| INSTRUCTIONS TO FOLLOW |
Begin with the first line of the material and copy each line word for word through the line that contains "const yMinorTicks = [10, 30, 50, 70, 90, 110];"; the pictures are left out.

>> begin AVAILABLE DATA

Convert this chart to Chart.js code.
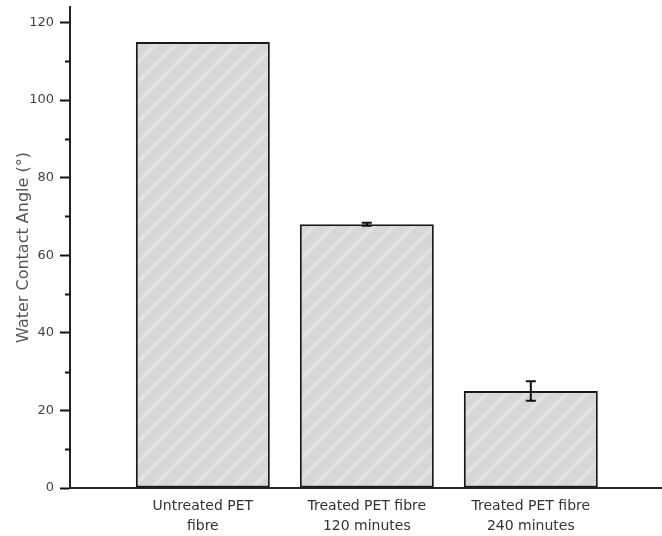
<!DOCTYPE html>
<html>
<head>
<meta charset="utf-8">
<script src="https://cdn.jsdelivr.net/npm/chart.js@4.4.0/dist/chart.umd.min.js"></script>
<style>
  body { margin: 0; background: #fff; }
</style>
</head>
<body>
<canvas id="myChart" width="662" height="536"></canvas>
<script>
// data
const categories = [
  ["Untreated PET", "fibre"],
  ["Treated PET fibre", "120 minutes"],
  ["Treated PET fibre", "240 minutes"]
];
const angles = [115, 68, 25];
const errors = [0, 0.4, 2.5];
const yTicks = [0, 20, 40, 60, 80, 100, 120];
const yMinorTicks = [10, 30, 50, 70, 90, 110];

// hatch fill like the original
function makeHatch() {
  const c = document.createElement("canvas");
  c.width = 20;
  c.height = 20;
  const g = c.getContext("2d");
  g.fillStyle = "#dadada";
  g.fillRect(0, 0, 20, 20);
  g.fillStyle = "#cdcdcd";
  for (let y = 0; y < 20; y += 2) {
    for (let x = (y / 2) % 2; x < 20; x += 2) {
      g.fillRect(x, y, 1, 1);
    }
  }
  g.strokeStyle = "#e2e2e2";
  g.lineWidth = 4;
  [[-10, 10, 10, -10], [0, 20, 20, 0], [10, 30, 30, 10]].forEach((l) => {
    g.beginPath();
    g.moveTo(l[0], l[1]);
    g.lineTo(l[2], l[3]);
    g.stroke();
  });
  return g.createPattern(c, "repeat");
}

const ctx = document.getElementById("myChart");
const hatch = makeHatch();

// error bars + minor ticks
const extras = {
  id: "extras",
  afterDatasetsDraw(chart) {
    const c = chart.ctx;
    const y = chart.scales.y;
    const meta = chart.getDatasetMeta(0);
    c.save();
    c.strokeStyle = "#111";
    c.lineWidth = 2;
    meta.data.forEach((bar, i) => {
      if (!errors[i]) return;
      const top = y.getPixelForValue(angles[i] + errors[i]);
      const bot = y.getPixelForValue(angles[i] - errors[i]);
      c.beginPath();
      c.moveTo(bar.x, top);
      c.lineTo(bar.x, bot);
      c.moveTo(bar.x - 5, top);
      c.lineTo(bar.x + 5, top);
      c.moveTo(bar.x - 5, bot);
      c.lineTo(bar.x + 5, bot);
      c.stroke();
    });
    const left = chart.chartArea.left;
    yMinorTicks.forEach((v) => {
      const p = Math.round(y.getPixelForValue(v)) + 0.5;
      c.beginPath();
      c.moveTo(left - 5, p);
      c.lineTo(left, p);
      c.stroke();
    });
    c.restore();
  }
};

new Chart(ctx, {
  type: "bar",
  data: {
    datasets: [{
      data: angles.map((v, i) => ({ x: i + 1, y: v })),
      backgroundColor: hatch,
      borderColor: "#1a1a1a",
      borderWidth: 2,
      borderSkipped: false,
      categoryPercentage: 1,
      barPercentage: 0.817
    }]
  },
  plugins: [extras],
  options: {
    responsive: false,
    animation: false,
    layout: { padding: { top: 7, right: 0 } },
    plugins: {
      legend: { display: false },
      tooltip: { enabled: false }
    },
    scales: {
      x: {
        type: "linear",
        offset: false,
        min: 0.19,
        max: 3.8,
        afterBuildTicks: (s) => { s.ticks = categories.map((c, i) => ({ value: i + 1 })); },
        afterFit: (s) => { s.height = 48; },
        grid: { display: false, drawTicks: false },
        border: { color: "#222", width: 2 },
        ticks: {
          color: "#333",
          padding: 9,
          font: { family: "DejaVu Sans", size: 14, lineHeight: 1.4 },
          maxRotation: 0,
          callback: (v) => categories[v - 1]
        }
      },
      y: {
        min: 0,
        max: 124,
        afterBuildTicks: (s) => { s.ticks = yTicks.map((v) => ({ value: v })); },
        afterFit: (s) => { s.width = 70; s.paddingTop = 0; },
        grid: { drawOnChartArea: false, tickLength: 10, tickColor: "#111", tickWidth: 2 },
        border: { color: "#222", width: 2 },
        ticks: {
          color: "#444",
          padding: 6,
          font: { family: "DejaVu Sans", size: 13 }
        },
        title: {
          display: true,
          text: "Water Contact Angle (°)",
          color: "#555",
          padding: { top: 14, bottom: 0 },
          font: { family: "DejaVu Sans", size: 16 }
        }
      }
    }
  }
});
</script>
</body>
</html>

>> end AVAILABLE DATA

| SOLVED PROBLEM |
Convert this chart to Chart.js code.
<!DOCTYPE html>
<html>
<head>
<meta charset="utf-8">
<script src="https://cdn.jsdelivr.net/npm/chart.js@4.4.0/dist/chart.umd.min.js"></script>
<style>
  body { margin: 0; background: #fff; }
</style>
</head>
<body>
<canvas id="myChart" width="662" height="536"></canvas>
<script>
// data
const categories = [
  ["Untreated PET", "fibre"],
  ["Treated PET fibre", "120 minutes"],
  ["Treated PET fibre", "240 minutes"]
];
const angles = [115, 68, 25];
const errors = [0, 0.4, 2.5];
const yTicks = [0, 20, 40, 60, 80, 100, 120];
const yMinorTicks = [10, 30, 50, 70, 90, 110];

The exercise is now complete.